Some of these things seem like no-brainers, but when we get busy or things get in our way, we tend to forget the little things. 

We can do small things like setting reminders to change our filters and schedule our annual maintenance ahead of time. 

Keeping your system in good shape is essential.  Imagine a cold night when the temps dip below freezing and your heater malfunctions!

What Can I Do to Keep My Heating System Proficient?  

To keep your auxiliary heat form kicking on as much as possible, it is essential to keep your heating system in top condition. 

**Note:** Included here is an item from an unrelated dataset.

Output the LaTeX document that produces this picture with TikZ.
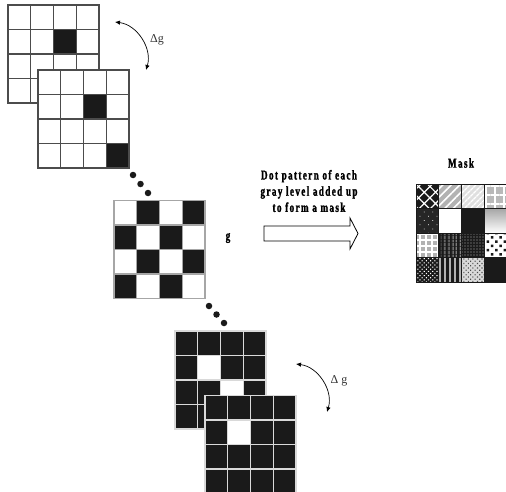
\documentclass[tikz,border=0pt]{standalone}
\usepackage{fontspec}
\setmainfont{Liberation Serif}
\newfontfamily\labfont[FakeStretch=0.68,LetterSpace=10,BoldFeatures={FakeBold=1.5}]{Liberation Serif}
\usepackage{tikz}
\usetikzlibrary{arrows.meta,calc,patterns.meta}
\definecolor{inkblack}{HTML}{1A1A1A}

\begin{document}
\begin{tikzpicture}[x=1pt,y=-1pt,
  frame/.style={minimum width=91pt,minimum height=98pt,inner sep=0pt,outer sep=0pt},
  wcell/.style={fill=white,draw=black!70,line width=1.2pt},
  bcell/.style={fill=inkblack,draw=black!70,line width=1.2pt},
  ccell/.style={fill=#1,draw=gray!70,line width=1.2pt},
  dcell/.style={fill=#1,draw=gray!30,line width=1.2pt},
  mcell/.style={draw=inkblack,line width=0.9pt},
  dot/.style={circle,fill=inkblack,inner sep=0pt,minimum size=6.5pt},
  swing/.style={{Latex[length=5pt,width=4.5pt]}-{Latex[length=5pt,width=4.5pt]},line width=0.7pt},
  lab/.style={font=\labfont\bfseries\fontsize{13.5}{16.2}\selectfont,align=center,inner sep=0pt},
  dlab/.style={font=\fontsize{12}{13}\selectfont,text=black!80,inner sep=0pt}]
  \useasboundingbox (0,0) rectangle (506,492);

  % first gray level and the next one
  \node[frame] (G1) at (53.5,54) {};
  \foreach \r in {0,...,3} \foreach \c in {0,...,3}
    \draw[wcell] ($(G1.north west)+(\c*22.75,\r*24.5)$) rectangle +(22.75,24.5);
  \draw[bcell] ($(G1.north west)+(2*22.75,1*24.5)$) rectangle +(22.75,24.5);
  \node[frame] (G2) at (83.5,119) {};
  \foreach \r in {0,...,3} \foreach \c in {0,...,3}
    \draw[wcell] ($(G2.north west)+(\c*22.75,\r*24.5)$) rectangle +(22.75,24.5);
  \foreach \r/\c in {1/2,3/3}
    \draw[bcell] ($(G2.north west)+(\c*22.75,\r*24.5)$) rectangle +(22.75,24.5);
  \coordinate (s1a) at (115,22);
  \coordinate (s1b) at (146,70);
  \draw[swing] (s1a) to[bend left=50] (s1b);
  \node[dlab] (dg1) at (157,40) {Δg};

  \node[dot] (d1) at (133,175) {};
  \node[dot] (d2) at (140.5,184) {};
  \node[dot] (d3) at (148,193) {};

  % level g
  \node[frame] (G3) at (159.5,249.5) {};
  \foreach \r in {0,...,3} \foreach \c in {0,...,3}
    \draw[ccell=white] ($(G3.north west)+(\c*22.75,\r*24.5)$) rectangle +(22.75,24.5);
  \foreach \r/\c in {0/1,0/3,1/0,1/2,2/1,2/3,3/0,3/2}
    \draw[ccell=inkblack] ($(G3.north west)+(\c*22.75,\r*24.5)$) rectangle +(22.75,24.5);
  \node[lab] (glab) at (228,238) {g};

  \node[dot] (d4) at (209,306) {};
  \node[dot] (d5) at (216.5,314.5) {};
  \node[dot] (d6) at (224,323) {};

  % last two levels
  \node[frame] (G4) at (220.5,380) {};
  \foreach \r in {0,...,3} \foreach \c in {0,...,3}
    \draw[dcell=inkblack] ($(G4.north west)+(\c*22.75,\r*24.5)$) rectangle +(22.75,24.5);
  \foreach \r/\c in {1/1,2/2}
    \draw[dcell=white] ($(G4.north west)+(\c*22.75,\r*24.5)$) rectangle +(22.75,24.5);
  \node[frame] (G5) at (250.5,444.5) {};
  \foreach \r in {0,...,3} \foreach \c in {0,...,3}
    \draw[dcell=inkblack] ($(G5.north west)+(\c*22.75,\r*24.5)$) rectangle +(22.75,24.5);
  \draw[dcell=white] ($(G5.north west)+(1*22.75,1*24.5)$) rectangle +(22.75,24.5);
  \coordinate (s2a) at (296,364);
  \coordinate (s2b) at (327,412);
  \draw[swing] (s2a) to[bend left=50] (s2b);
  \node[dlab] (dg2) at (339,381) {Δ g};

  % block arrow and caption
  \draw[line width=0.8pt,fill=white] (264,226) -- (350,226) -- (350,218) -- (358,233.5)
    -- (350,249) -- (350,241) -- (264,241) -- cycle;
  \node[lab] (caption) at (309,191) {Dot pattern of each\\gray level added up\\to form a mask};

  % mask
  \node[lab] (masklab) at (461,163) {Mask};
  \node[frame] (M) at (461.5,233) {};
  \foreach \r/\c/\sty in {
    0/0/{preaction={fill=inkblack},pattern={Hatch[angle=45,distance=8pt,line width=1.2pt]},pattern color=white},
    0/1/{preaction={fill=gray!60},pattern={Lines[angle=45,distance=6pt,line width=1.5pt]},pattern color=white},
    0/2/{preaction={fill=gray!25},pattern={Lines[angle=45,distance=4pt,line width=1.4pt]},pattern color=white},
    0/3/{preaction={fill=gray!55},pattern={Hatch[angle=0,distance=9pt,line width=1.6pt]},pattern color=white},
    1/0/{preaction={fill=black!85},pattern={Dots[angle=45,distance=6pt,radius=0.6pt]},pattern color=white},
    1/1/{fill=white},
    1/2/{fill=inkblack},
    1/3/{top color=gray!70,bottom color=white},
    2/0/{preaction={fill=gray!60},pattern={Hatch[angle=0,distance=6pt,line width=1.8pt]},pattern color=white},
    2/1/{preaction={fill=inkblack},pattern={Lines[angle=90,distance=4pt,line width=0.8pt]},pattern color=gray!45},
    2/2/{preaction={fill=inkblack},pattern={Dots[distance=3pt,radius=0.6pt]},pattern color=gray!60},
    2/3/{preaction={fill=white},pattern={Dots[angle=45,distance=6pt,radius=1.7pt]},pattern color=inkblack},
    3/0/{preaction={fill=inkblack},pattern={Dots[angle=45,distance=3pt,radius=0.8pt]},pattern color=white},
    3/1/{preaction={fill=inkblack},pattern={Lines[angle=90,distance=5pt,line width=2.2pt]},pattern color=gray!60},
    3/2/{preaction={fill=gray!30},pattern={Dots[angle=45,distance=3.2pt,radius=0.8pt]},pattern color=black!70},
    3/3/{fill=inkblack}}
  {
    \tikzset{mfill/.style/.expand once=\sty}
    \path[mcell,mfill] ($(M.north west)+(\c*22.75,\r*24.5)$) rectangle +(22.75,24.5);
  }
\end{tikzpicture}
\end{document}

There are a few things that you can do yourself or a professional may need to do from time to time.  These can range from:

  • Changing your filter regularly
  • Vacuuming your vents so that the dust on the exterior does not get sucked in
  • Getting an annual tune-up – this can include topping off fluids, cleaning vents, and servicing parts that are not functioning properly
  • Pay attention to any changes in functions – not pumping out the same amount of heat, clunking noises, etc. 
  • Keeping an eye on your bill – if you notice a spike in your statement and the were no significant exterior temperature changes, this may signify an issue with your system
  • Noticing that your system is acting differently – turning off and on rapidly, etc.

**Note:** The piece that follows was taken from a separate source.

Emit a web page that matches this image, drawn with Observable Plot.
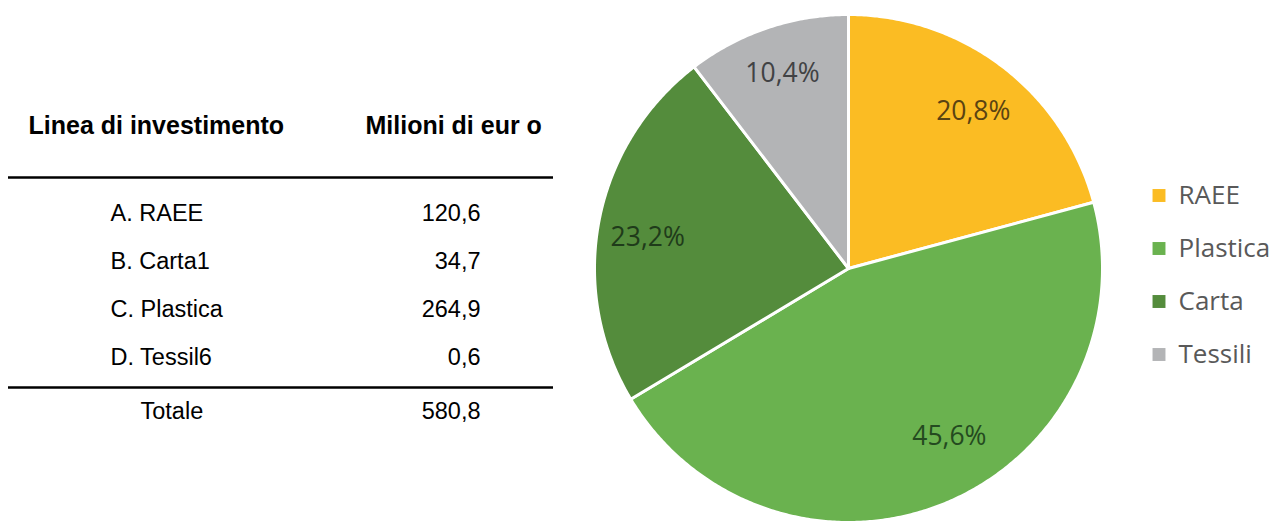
<!DOCTYPE html>
<html><head><meta charset="utf-8">
<script src="https://cdn.jsdelivr.net/npm/d3@7"></script>
<script src="https://cdn.jsdelivr.net/npm/@observablehq/plot@0.6"></script>
<style>body{margin:0;background:#fff}</style>
</head><body><div id="chart"></div>
<script>
// ---- data ----
const tableHeaders = ["Linea di investimento", "Milioni di eur o"];
const tableLabels = ["A. RAEE", "B. Carta1", "C. Plastica", "D. Tessil6"];
const tableValues = [120.6, 34.7, 264.9, 0.6];
const totalLabel = "Totale";
const totalValue = 580.8;

const pieCategories = ["RAEE", "Plastica", "Carta", "Tessili"];
const pieShares = [20.8, 45.6, 23.2, 10.4];
const pieColors = ["#FBBC23", "#6AB24F", "#548C3C", "#B3B4B6"];
const labelColors = ["#5a4312", "#244a20", "#1f3b1a", "#414244"];

// ---- layout ----
const W = 1276, H = 522;
const fmt = v => v.toFixed(1).replace(".", ",");
const cx = 848, cy = 268, R = 254;
const labelShift = {RAEE: 1, Plastica: -8, Carta: -2, Tessili: 0}; // degrees
const labelRad = {RAEE: 0.79, Plastica: 0.77, Carta: 0.8, Tessili: 0.81};

const arcs = d3.pie().sort(null).value(d => d.share)(
  pieCategories.map((c, i) => ({cat: c, share: pieShares[i], color: pieColors[i], lc: labelColors[i]}))
);
const slicePts = [];
arcs.forEach(a => {
  const n = Math.max(2, Math.ceil((a.endAngle - a.startAngle) / (Math.PI / 360)));
  slicePts.push({cat: a.data.cat, color: a.data.color, x: cx, y: cy});
  for (let k = 0; k <= n; k++) {
    const t = a.startAngle + (a.endAngle - a.startAngle) * k / n;
    slicePts.push({cat: a.data.cat, color: a.data.color, x: cx + R * Math.sin(t), y: cy - R * Math.cos(t)});
  }
  slicePts.push({cat: a.data.cat, color: a.data.color, x: cx, y: cy});
});
const pieLabels = arcs.map(a => {
  const t = (a.startAngle + a.endAngle) / 2 + labelShift[a.data.cat] * Math.PI / 180;
  const r = R * labelRad[a.data.cat];
  return {text: fmt(a.data.share) + "%", color: a.data.lc, x: cx + r * Math.sin(t), y: cy - r * Math.cos(t)};
});

const headerX = [28, 365];
const rowX = 110, valX = 480, rowY0 = 220, rowStep = 48;
const legX = 1158.5, legY0 = 195, legStep = 53;

const tableFont = "Liberation Sans, Arial, Helvetica, sans-serif";
const pieFont = "Open Sans, Noto Sans, sans-serif";

const chart = Plot.plot({
  width: W, height: H,
  margin: 0,
  x: {domain: [0, W], range: [0, W], axis: null},
  y: {domain: [0, H], range: [0, H], axis: null},
  color: {type: "identity"},
  style: {background: "white"},
  marks: [
    // table
    Plot.text(tableHeaders, {x: (d, i) => headerX[i], y: 133, text: d => d, textAnchor: "start", lineAnchor: "bottom",
      fontFamily: tableFont, fontWeight: "bold", fontSize: 25, fill: "#000"}),
    Plot.ruleY([177, 387], {y: d => d, x1: 8, x2: 553, stroke: "#000", strokeWidth: 2.6}),
    Plot.text(tableLabels, {x: rowX, y: (d, i) => rowY0 + i * rowStep, text: d => d, textAnchor: "start", lineAnchor: "bottom",
      fontFamily: tableFont, fontSize: 23.5, fill: "#000"}),
    Plot.text(tableValues, {x: valX, y: (d, i) => rowY0 + i * rowStep, text: d => fmt(d), textAnchor: "end", lineAnchor: "bottom",
      fontFamily: tableFont, fontSize: 23.5, fill: "#000"}),
    Plot.text([totalLabel], {x: 140, y: 418, text: d => d, textAnchor: "start", lineAnchor: "bottom",
      fontFamily: tableFont, fontSize: 23.5, fill: "#000"}),
    Plot.text([totalValue], {x: valX, y: 418, text: d => fmt(d), textAnchor: "end", lineAnchor: "bottom",
      fontFamily: tableFont, fontSize: 23.5, fill: "#000"}),
    // pie
    Plot.line(slicePts, {x: "x", y: "y", z: "cat", fill: "color", stroke: "white", strokeWidth: 3, strokeLinejoin: "round", curve: "linear"}),
    Plot.text(pieLabels, {x: "x", y: "y", text: "text", fill: "color", fontFamily: pieFont, fontSize: 26.5, textAnchor: "middle"}),
    // legend
    Plot.dot(pieCategories, {x: legX, y: (d, i) => legY0 + i * legStep, symbol: "square", r: 7.3, fill: (d, i) => pieColors[i], stroke: null}),
    Plot.text(pieCategories, {x: legX + 19.5, y: (d, i) => legY0 + i * legStep, text: d => d, textAnchor: "start",
      fontFamily: pieFont, fontSize: 26, fill: "#595959"})
  ]
});
document.getElementById("chart").appendChild(chart);
</script>
</body></html>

Ensuring that your system is in top condition will prevent your auxiliary heat from coming on unless necessary. 

Although it can be time-consuming, it is essential to make sure your system is functioning correctly.  

Conclusion

There is a difference between auxiliary heat and conventional heat.

Now knowing all the ways and reasons to use auxiliary heat, you will be able to make a more educated decision for your household and situation. 

You can determine whether you want to turn the additional heat function off since environmental factors trigger it at times. 

This can save you money. Knowing how to make the best decisions for your household makes you feel more efficient.